Is now a good time to talk about gun safety laws?

And I’m not saying that the solution is more McDonald’s. :slight_smile:

No. What you’ve described is assigning blame, which is a worthless navel-gazing activity, solves nothing, and serves only to comfort those who stand by and watch while tens of thousands of Americans perish every year.

Basic problem solving involves reviewing the dozens of times the problem HAS ALREADY BEEN SOLVED and DOING THAT THING.

At best, at it’s most charitable, you are proposing Advanced Problem Solving, where you ignore proven solutions and tackle the problem by doing something no other society has ever accomplished in human history, make people not be violent anymore.

Since we’re starting to be busy throwing shade at other posters again, I’d like to redirect back to a main point in discussing what additional laws posters here would suggest. I’ve laid out several I’d support, as has @Cheesesteak. Even @DrDeth has suggested that we need new laws governing how Red Flag laws can work and suggested that a more impartial party in the debate (specifically the ACLU as an option) help develop rules that protect individual rights at the same time.

As an example, we’ve had a recent thread discussing the current state of biometric safeties for firearms, with a general feeling that so far, it’s potentially a good idea but currently too flawed to even begin to implement due to cost and consistency. Is this an area we should focus?

So, do we have more useful suggestions?

Who did I blame?

Honestly, this banning guns idea is remarkably silly from those on this board who are indeed very intelligent. Have we stopped the drug problem by banning drugs? Why do you think guns will be different?

A person who wants to undertake a mass shooting wouldn’t care about the price of a gun or its illegality because he is intent on breaking the most serious and ancient law there is.

My useful suggestion is that, moving forward, we just ignore the same old disingenuous talking points rather than turning this thread over to re-litigating the same old bullshit like a thousand threads before. Maybe if we starve the bad-faith debaters of oxygen they’ll eventually return to their own laughing-gas-filled bubbles.

Ok, but are we going to say that, for example, Mexico is not a civilized country? I mean sure they have issues, but they are civilized.

Because other places have succeeded in doing it. That’s the only reason. I didn’t make up the idea. I don’t have some fetish about what other people collect. Other places have done X to reduce gun violence and their gun violence is 80-90% lower than ours. It doesn’t matter what X is, it reduces gun violence.

OK, so what are your suggestions?

Sure, but most Euro nations didnt start out with a gun culture like America.

And then many went thru a period of fairly recent dictatorships that removed most civilian guns by draconian means. Germany, all of Eastern Europe, and the various Nazi Occupied states, and of course Spain.

It’s a place where 30,000 people a year are murdered by drug cartels and 40% of the population lives in poverty. Feel free to attach whatever descriptor you want to it.

It’s also a bunch of straw, as that is not the position of the OP, nor that of posters who are actually trying to take this discussion seriously.

Please focus on arguments that are made, rather than making up your own to valiantly defeat.

They would care about its accessibility, as if it’s not accessible, then they aren’t able to go on their spree.

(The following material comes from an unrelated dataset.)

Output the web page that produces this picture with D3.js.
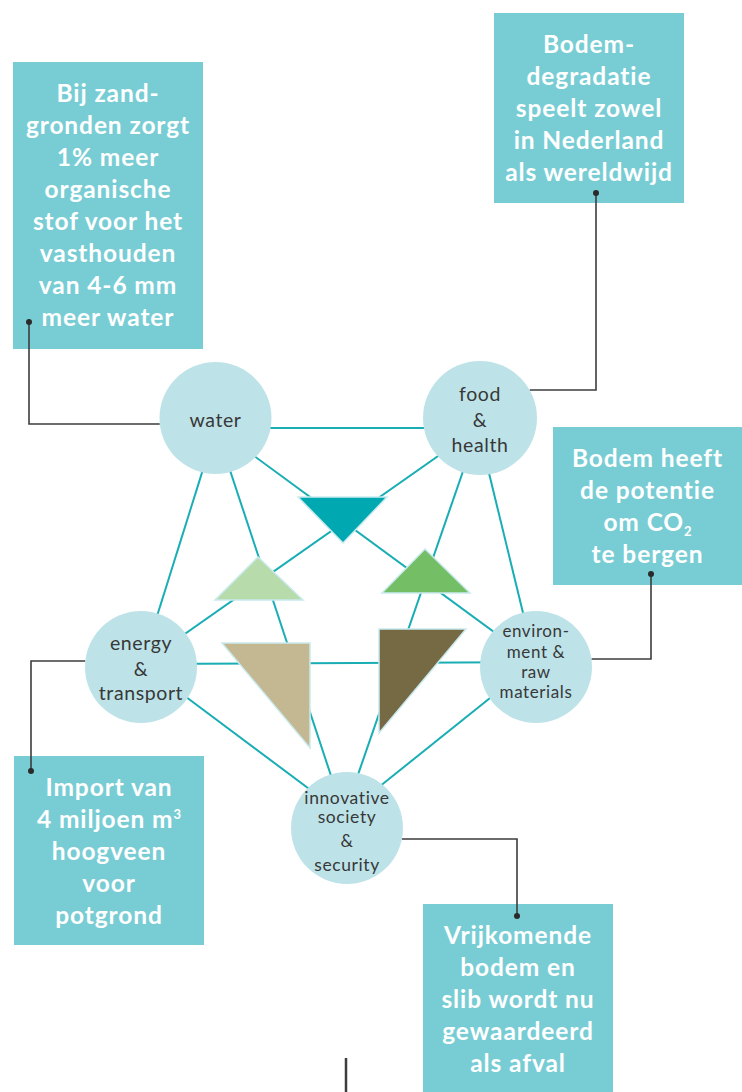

And that is what is being discussed in this thread, the accessibility of guns to those who would abuse them.

I see that others have already answered and seemed to have no difficulty understanding what I mean. The point is that the US rates of gun violence compare very poorly to other countries that are culturally and economically similar, variously referred to as the rich countries, developed countries, industrialized countries, economically advanced countries, first-world nations, and other such terms. Obviously that’s just what I mean when I say that with regard to effective gun policy “My reference point is how such standards are applied in civilized countries that do have a handle on gun violence.” And equally obviously, when I refer to “gun control measures in every first-world country on earth”, I am trying to draw an appropriate comparison with the US, which goes without saying and without having to point it out is also a first-world country. Trying to pretend that I meant something different seems disingenuous.

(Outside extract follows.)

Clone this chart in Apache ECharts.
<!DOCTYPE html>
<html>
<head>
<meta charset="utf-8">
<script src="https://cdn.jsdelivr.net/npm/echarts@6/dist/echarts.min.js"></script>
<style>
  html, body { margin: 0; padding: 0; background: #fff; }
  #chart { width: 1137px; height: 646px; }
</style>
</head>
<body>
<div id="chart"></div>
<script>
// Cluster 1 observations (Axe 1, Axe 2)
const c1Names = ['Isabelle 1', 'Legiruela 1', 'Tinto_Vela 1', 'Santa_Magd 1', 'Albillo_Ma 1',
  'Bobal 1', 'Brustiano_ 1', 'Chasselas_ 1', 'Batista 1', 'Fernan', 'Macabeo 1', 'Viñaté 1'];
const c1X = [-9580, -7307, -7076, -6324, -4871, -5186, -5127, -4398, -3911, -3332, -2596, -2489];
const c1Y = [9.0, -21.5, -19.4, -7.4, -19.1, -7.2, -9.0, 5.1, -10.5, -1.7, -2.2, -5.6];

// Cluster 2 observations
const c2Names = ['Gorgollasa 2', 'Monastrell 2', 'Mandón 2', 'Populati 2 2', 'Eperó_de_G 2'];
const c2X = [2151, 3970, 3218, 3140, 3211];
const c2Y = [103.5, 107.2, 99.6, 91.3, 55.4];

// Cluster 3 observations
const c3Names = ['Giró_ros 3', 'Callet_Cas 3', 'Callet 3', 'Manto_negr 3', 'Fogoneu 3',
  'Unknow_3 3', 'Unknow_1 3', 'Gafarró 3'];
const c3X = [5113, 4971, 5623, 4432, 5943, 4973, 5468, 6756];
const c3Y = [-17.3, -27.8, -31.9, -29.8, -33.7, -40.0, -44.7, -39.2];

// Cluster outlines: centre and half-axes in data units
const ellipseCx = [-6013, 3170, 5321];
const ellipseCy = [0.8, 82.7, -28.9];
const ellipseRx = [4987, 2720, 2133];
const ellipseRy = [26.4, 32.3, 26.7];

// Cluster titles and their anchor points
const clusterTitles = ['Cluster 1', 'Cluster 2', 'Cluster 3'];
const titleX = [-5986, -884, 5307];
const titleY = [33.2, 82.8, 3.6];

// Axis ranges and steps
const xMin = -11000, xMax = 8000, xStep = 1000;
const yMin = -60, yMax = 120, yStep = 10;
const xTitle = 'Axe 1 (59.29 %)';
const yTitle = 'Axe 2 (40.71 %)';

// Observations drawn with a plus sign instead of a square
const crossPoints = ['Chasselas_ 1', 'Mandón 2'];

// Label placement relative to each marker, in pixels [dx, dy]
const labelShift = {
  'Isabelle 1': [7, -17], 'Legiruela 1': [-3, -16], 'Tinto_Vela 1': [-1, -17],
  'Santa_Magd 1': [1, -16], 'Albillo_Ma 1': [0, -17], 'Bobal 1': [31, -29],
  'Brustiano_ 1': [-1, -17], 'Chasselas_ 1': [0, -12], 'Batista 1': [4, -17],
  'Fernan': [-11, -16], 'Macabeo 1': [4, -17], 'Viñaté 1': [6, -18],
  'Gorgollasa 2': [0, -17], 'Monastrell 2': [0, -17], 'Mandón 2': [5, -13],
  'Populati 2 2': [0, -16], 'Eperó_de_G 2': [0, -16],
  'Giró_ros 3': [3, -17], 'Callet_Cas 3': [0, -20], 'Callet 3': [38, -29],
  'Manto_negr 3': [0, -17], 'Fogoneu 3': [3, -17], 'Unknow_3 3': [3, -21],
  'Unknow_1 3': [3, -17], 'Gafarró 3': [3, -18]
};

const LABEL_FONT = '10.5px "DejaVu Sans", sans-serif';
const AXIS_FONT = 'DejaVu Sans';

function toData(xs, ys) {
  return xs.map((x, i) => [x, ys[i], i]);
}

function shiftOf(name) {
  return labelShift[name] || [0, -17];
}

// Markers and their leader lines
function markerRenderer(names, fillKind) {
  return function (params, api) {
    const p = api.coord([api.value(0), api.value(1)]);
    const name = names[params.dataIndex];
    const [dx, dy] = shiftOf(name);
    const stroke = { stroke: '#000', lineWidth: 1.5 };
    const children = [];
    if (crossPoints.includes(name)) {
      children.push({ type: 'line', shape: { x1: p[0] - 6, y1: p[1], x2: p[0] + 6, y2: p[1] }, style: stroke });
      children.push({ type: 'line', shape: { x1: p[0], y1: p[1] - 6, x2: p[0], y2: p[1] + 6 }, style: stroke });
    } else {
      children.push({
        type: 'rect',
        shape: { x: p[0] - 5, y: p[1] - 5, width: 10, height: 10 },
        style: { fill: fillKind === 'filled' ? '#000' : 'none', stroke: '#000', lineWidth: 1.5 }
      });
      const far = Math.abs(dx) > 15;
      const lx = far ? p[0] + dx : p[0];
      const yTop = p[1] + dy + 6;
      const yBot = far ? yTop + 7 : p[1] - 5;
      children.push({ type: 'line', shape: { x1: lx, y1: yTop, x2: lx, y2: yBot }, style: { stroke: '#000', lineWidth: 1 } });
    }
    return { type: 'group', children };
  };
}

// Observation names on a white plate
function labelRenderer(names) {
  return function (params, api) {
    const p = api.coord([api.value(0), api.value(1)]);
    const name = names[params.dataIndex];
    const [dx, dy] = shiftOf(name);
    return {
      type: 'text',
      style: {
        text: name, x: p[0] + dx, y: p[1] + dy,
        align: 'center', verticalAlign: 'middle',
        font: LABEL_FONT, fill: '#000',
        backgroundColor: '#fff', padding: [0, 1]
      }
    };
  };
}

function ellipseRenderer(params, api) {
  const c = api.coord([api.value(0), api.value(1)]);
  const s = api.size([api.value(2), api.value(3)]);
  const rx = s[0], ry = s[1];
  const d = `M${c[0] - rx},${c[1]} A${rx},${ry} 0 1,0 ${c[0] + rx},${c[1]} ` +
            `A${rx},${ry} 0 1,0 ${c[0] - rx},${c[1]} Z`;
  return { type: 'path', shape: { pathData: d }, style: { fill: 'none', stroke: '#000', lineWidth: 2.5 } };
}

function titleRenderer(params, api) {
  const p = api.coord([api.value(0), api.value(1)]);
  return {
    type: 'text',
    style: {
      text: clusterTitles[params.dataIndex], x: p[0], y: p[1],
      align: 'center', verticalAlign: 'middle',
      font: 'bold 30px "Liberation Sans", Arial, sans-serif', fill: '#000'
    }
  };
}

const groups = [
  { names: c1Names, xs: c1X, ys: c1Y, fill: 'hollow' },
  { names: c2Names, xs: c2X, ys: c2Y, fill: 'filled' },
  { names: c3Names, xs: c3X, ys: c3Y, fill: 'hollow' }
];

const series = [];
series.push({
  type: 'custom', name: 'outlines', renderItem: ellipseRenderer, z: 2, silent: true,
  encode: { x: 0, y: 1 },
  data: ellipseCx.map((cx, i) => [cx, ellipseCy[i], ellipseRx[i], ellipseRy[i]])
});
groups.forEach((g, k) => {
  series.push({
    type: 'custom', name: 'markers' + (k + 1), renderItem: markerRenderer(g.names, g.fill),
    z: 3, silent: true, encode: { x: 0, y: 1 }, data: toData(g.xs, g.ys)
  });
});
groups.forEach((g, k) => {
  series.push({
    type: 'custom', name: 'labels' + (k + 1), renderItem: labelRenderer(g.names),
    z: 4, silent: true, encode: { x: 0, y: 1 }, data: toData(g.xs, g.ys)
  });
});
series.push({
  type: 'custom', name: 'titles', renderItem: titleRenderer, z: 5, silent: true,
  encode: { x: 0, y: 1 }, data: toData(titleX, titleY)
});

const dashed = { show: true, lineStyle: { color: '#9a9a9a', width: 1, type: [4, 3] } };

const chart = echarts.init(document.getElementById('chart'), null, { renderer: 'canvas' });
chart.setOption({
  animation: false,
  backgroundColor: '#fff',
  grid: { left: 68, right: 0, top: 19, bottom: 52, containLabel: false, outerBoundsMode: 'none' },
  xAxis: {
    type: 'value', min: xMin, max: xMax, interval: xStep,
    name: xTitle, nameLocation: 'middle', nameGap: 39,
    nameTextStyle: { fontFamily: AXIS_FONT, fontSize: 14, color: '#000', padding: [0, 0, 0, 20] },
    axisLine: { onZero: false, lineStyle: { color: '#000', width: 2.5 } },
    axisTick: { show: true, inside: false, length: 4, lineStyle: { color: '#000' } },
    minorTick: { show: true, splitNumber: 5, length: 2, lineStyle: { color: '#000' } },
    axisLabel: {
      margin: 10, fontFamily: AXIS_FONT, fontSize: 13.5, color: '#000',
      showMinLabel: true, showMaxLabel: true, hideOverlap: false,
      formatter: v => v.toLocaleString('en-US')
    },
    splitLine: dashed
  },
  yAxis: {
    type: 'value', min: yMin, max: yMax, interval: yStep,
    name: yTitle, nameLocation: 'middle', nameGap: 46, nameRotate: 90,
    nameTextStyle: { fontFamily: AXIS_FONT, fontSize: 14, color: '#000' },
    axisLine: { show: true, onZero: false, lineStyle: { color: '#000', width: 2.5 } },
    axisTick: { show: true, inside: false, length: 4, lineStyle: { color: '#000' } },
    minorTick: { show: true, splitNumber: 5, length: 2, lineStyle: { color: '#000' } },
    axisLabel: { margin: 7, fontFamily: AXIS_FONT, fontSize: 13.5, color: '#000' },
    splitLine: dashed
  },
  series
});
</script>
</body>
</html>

I note also that you object to such comparisons because they’re “cherry-picked” is equally absurd. The comparisons in the first chart below are not “cherry-picked” to win an argument, they’re just a handful of representative countries most socioeconomically similar to the US, and they have all effectively controlled the gun problem. If you include other developed countries for a more complete list, like the UK, the point is even stronger.

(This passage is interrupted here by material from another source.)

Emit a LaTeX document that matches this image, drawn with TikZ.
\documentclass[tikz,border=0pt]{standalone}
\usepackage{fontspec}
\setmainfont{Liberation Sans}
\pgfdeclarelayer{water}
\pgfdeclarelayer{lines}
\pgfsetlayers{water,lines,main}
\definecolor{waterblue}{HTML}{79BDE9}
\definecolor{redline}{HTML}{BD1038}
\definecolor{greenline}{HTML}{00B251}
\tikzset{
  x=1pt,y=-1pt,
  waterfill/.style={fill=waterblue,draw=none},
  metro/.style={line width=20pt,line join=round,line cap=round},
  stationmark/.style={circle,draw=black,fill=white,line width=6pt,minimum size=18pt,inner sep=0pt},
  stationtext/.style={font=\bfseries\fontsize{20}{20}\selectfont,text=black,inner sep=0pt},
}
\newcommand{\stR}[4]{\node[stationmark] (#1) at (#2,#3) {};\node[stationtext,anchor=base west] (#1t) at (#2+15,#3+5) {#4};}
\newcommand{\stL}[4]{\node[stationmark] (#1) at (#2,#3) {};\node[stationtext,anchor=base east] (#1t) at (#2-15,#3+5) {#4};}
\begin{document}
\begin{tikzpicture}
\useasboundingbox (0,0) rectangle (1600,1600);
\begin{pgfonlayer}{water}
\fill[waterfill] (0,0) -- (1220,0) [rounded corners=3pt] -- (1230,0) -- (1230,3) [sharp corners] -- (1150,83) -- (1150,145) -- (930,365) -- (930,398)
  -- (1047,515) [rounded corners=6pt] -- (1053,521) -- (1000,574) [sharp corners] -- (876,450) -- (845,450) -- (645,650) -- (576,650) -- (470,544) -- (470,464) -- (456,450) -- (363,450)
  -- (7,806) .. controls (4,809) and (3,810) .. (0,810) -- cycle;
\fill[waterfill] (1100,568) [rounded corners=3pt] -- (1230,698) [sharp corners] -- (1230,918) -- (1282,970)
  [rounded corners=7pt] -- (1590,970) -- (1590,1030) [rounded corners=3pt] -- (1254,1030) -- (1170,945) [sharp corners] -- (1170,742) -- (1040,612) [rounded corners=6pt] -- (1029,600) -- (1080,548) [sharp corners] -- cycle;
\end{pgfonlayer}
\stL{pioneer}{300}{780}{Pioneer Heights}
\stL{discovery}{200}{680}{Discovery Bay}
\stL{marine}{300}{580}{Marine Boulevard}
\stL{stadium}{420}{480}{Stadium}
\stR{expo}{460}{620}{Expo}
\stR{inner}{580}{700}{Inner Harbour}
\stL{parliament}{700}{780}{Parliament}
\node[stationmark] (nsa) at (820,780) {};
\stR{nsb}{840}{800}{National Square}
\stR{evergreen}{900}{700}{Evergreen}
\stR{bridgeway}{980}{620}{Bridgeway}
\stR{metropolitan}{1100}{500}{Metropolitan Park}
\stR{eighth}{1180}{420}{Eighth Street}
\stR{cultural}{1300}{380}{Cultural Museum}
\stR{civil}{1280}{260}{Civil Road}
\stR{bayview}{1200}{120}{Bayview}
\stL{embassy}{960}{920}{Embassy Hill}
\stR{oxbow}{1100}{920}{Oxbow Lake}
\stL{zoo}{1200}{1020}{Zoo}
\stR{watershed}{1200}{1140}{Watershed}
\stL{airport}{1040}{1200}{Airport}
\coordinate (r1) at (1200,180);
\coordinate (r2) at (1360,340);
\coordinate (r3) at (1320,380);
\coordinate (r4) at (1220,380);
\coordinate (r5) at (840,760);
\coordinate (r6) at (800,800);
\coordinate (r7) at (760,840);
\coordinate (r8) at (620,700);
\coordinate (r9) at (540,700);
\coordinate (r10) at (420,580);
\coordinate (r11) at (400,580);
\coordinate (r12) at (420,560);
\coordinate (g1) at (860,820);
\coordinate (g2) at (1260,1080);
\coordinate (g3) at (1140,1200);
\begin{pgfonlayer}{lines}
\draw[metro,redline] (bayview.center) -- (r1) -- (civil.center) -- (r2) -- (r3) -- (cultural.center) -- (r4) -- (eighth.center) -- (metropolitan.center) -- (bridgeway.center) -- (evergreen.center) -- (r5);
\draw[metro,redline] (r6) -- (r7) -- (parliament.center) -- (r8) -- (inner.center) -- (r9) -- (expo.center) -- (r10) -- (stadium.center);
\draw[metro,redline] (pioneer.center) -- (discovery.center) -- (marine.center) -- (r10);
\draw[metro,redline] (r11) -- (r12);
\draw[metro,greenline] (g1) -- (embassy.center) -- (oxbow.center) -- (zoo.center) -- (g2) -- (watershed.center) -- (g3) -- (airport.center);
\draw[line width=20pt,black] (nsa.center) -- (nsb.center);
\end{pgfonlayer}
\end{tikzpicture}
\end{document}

You rather humourously continue to insist that the only valid comparison is to compare the US with the entire world, not just economically similar countries. Well, there’s a bit of a glimpse into that in the next chart – in the world’s worst 20 countries for firearm death rate, 19 are even worse than the US. They include places like El Salvador, Venuzuela, and Afghanistan. Those are valid comparisons when assessing gun violence in the US? Seriously?

Seriously? This again?

Mexico has a gun problem because despite having a fairly high level of industrialization, they are infested with powerful violent drug cartels and rampant government corruption.

What “recent dictatorships” have there been in Canada? In the UK? In Australia?

Canada started out with exactly the same kind of colonial and frontier culture as the US.

Modnote: As the Op isn’t interesting in debating other posters and as per my earlier note. I’m going to close this thread now.